I have concerns about a few details with the swap. First off, with this swap you leave in the original engine ECU (DME, whatever you want to call it), and share the crank sensor with the GM ECU. That keeps the gauges and immobilizer happy. Kind of kludgy IMO, but it works. I guess you just remove the check engine light, as the Porsche ECU will have LOTS of faults in it. I have been researching a bit on how to eliminate the Porsche ECU, but that would be a big project. I like to have things super clean, and I wish there was a way to either "teach the GM ECU to speak German", so to speak, or get the gauges, ABS and alarm/immobilizer to work without the Porsche ECU. The first option would be the cleanest, the second the easiest (IMO). My business is automotive electronics, and this stuff is right up my alley. Ideally, I would want to use a normal Corvette ECU so you would have a car that doesn't throw any fault codes and could go through emissions without any issues.

Second, I'm not sure why they don't use the original power steering pump or a different mechanical pump. I guess that will become apparent as you get into it. There is nothing wrong with using the electric pump (probably Toyota MR-2 setup I will bet), but it is added complexity. From a "cleanliness" point of view, I don't like this detail. I think I would get over it after a few stop lights though.

Next, the intake. Keeping everything under the original engine cover seems to be an issue. Turning around the intake manifold so that the intake is at the back is a no brainer, but that also doesn't leave much/any room for the throttle body. That needs to be adapted to turn 90 degrees if you want to keep the intake from going into the trunk.

I think you will also run into some issues with the driveshafts as it looks like the transmission will be moved back a bit.

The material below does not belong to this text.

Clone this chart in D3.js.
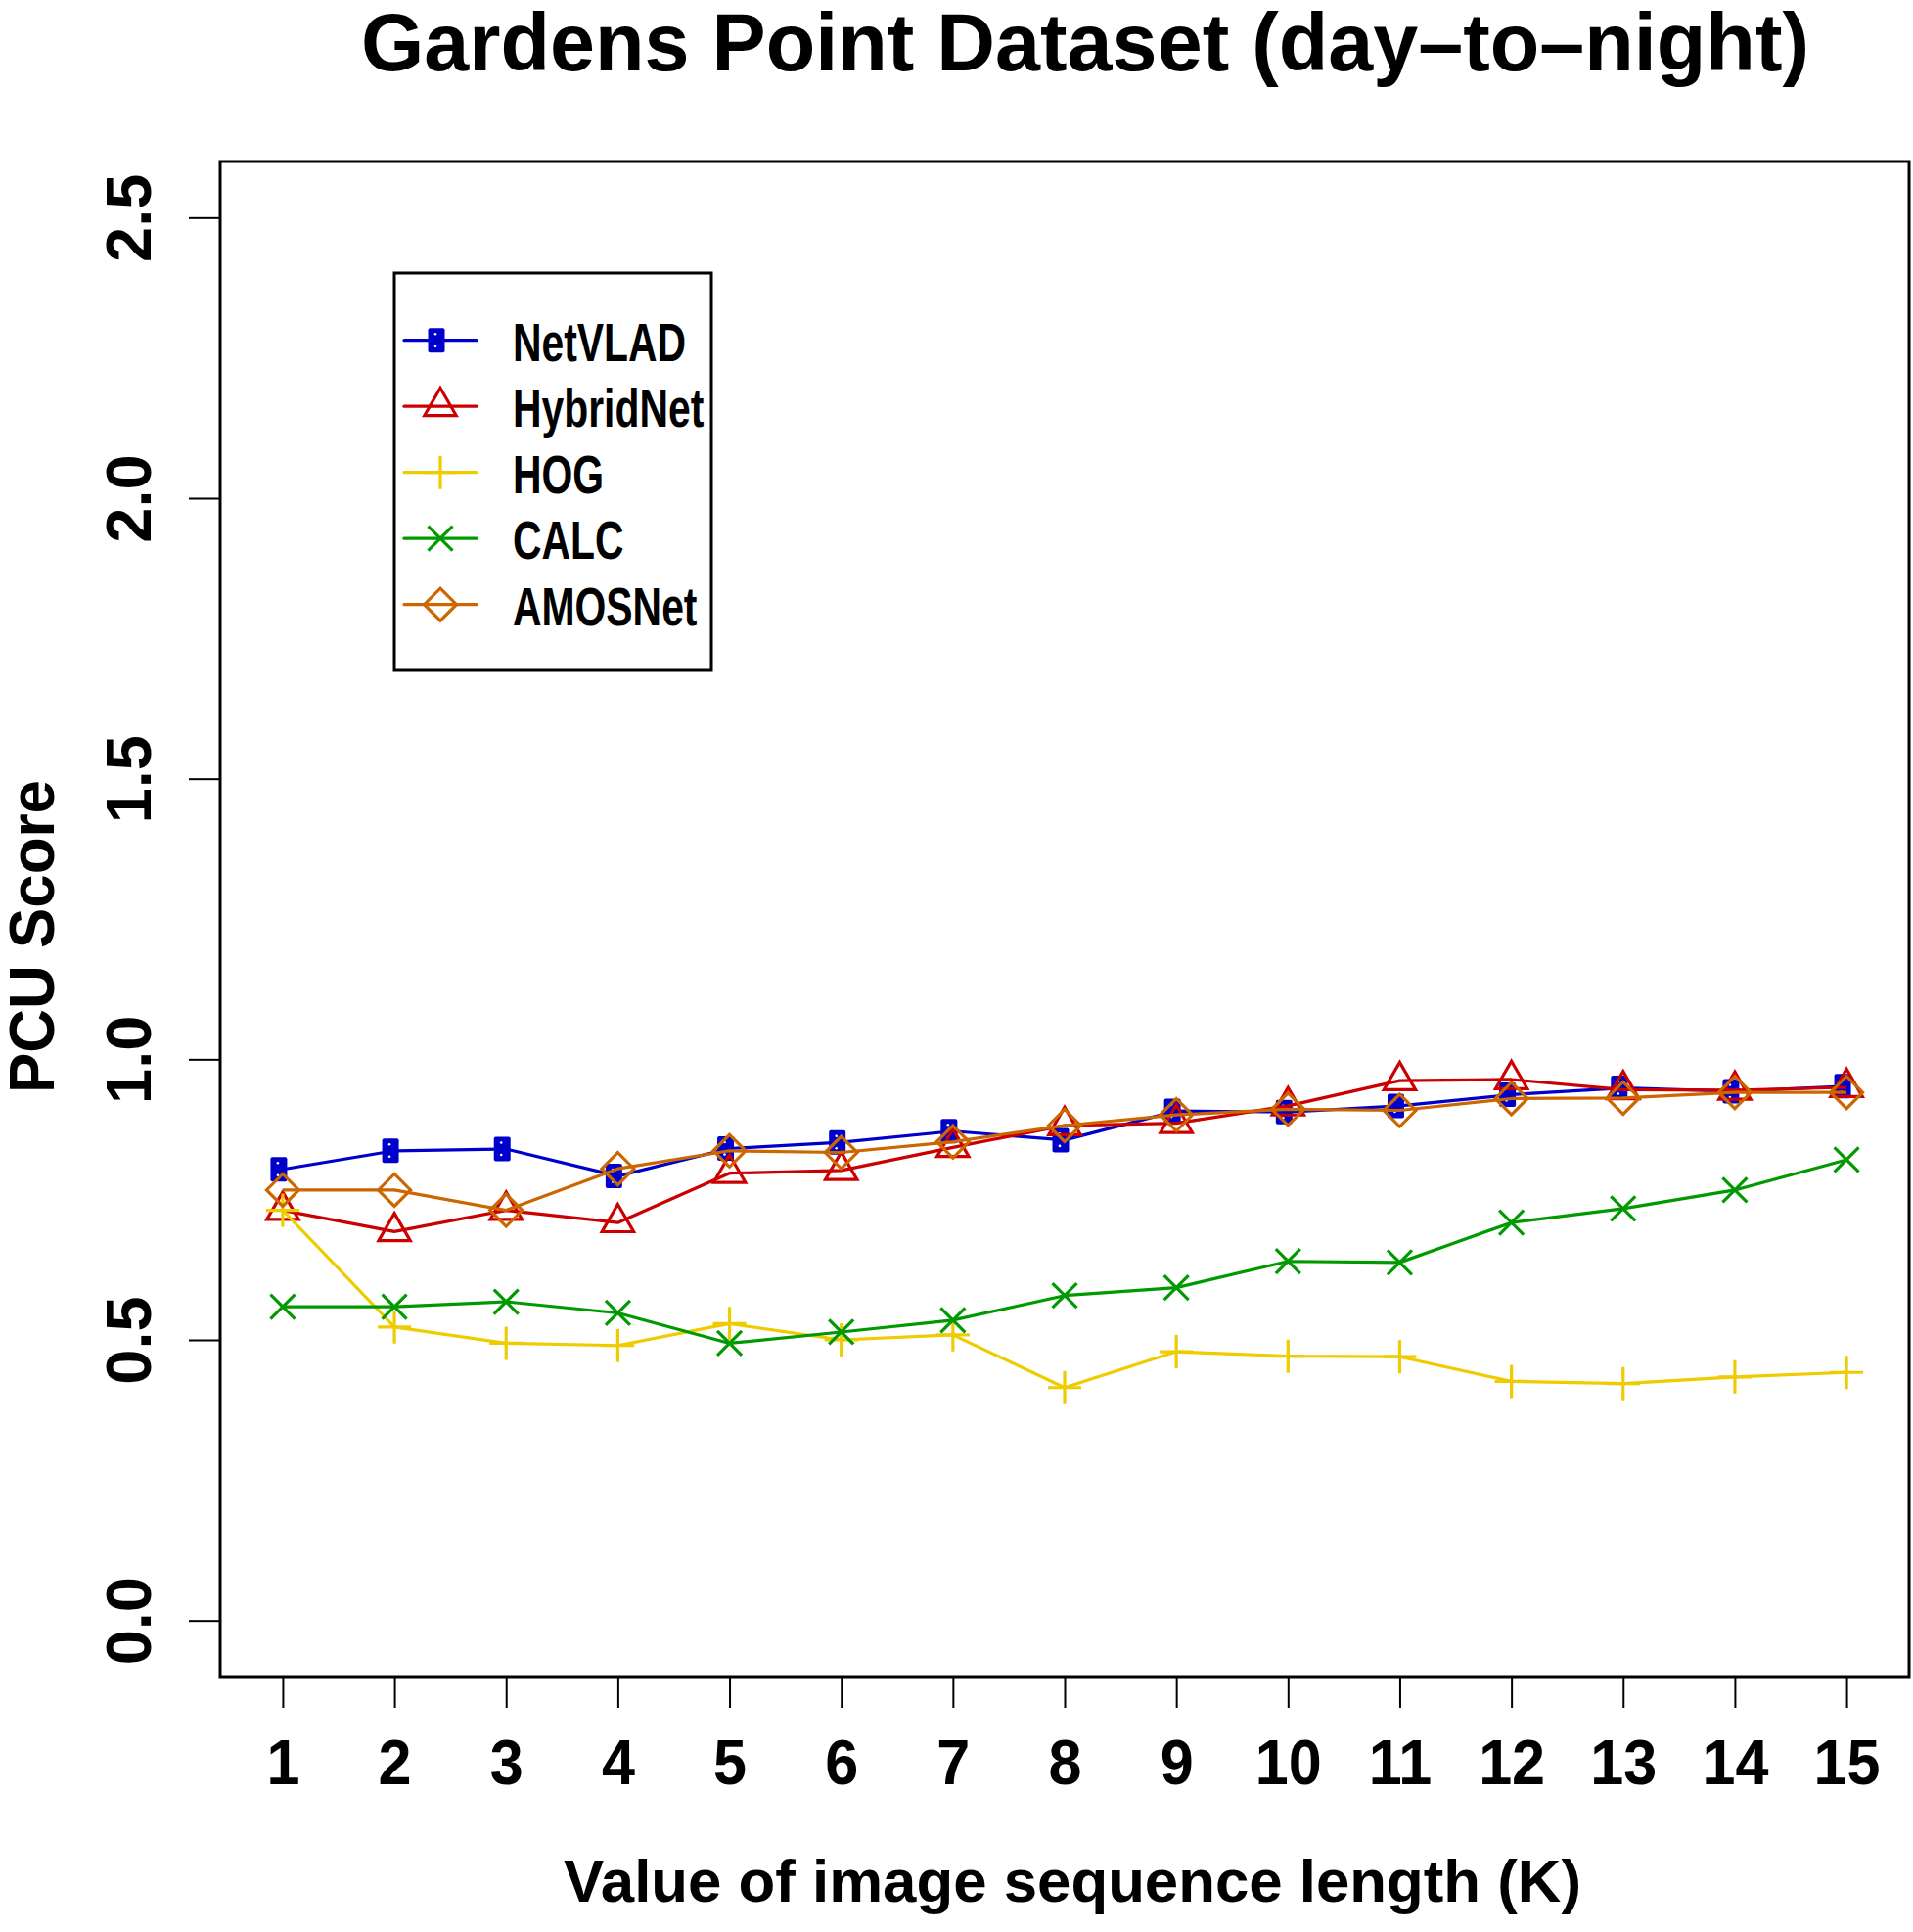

I bet Renegade has a solution.

If you want some good ideas on how someone else made a "short" LSx conversion, here is a link to an Audi RS6 that got a LSx engine. They the same issues with that conversion that you will have with your Boxster.

I can't wait to see how this progresses.
The wiring will be interesting, you sound like a handy guy to know for this sort of project! I am going to try and make the install as clean as possible, but getting the Porsche and Chevy ECU's to jive will be the hard part. It would be nice to eliminate the Porsche ECU but not gonna happen without lots of work. The guys at Renegade say they can make it all work so I'm going to lean on them quite a bit when it comes down to it.

The steering pump is one of those "optional" things which is not really optional if you want to have the power steering. No room for a standard PS pump on the motor, I'm sure it could be done but in an effort to save space they do use a Toyota electric power steering setup. I just hope it doesn't make things feel funny but I think it will be ok.

I went out to visit and checked out the intake setup. They are working on a custom 90* piece which we route back into the stock airbox so it pulls cold air. Of course it is not included with the kit so time to dust off the ol' welding skills and put them to the test Not to worries about keeping it under the original cover as additional bit will have to be cut just to accommodate the throttle body and intake, I'd like to come up with a plexiglass or lexan lid for it to show off all my hard work - to far away from that to worry about it right now!

Axles are a concern but they do not have a solution just yet... I know the cheap Chinese axles are pretty cheap though so I may just stock up on a few sets

Thanks for the feedback and link to the other thread, I know I'm going to need some help with this one!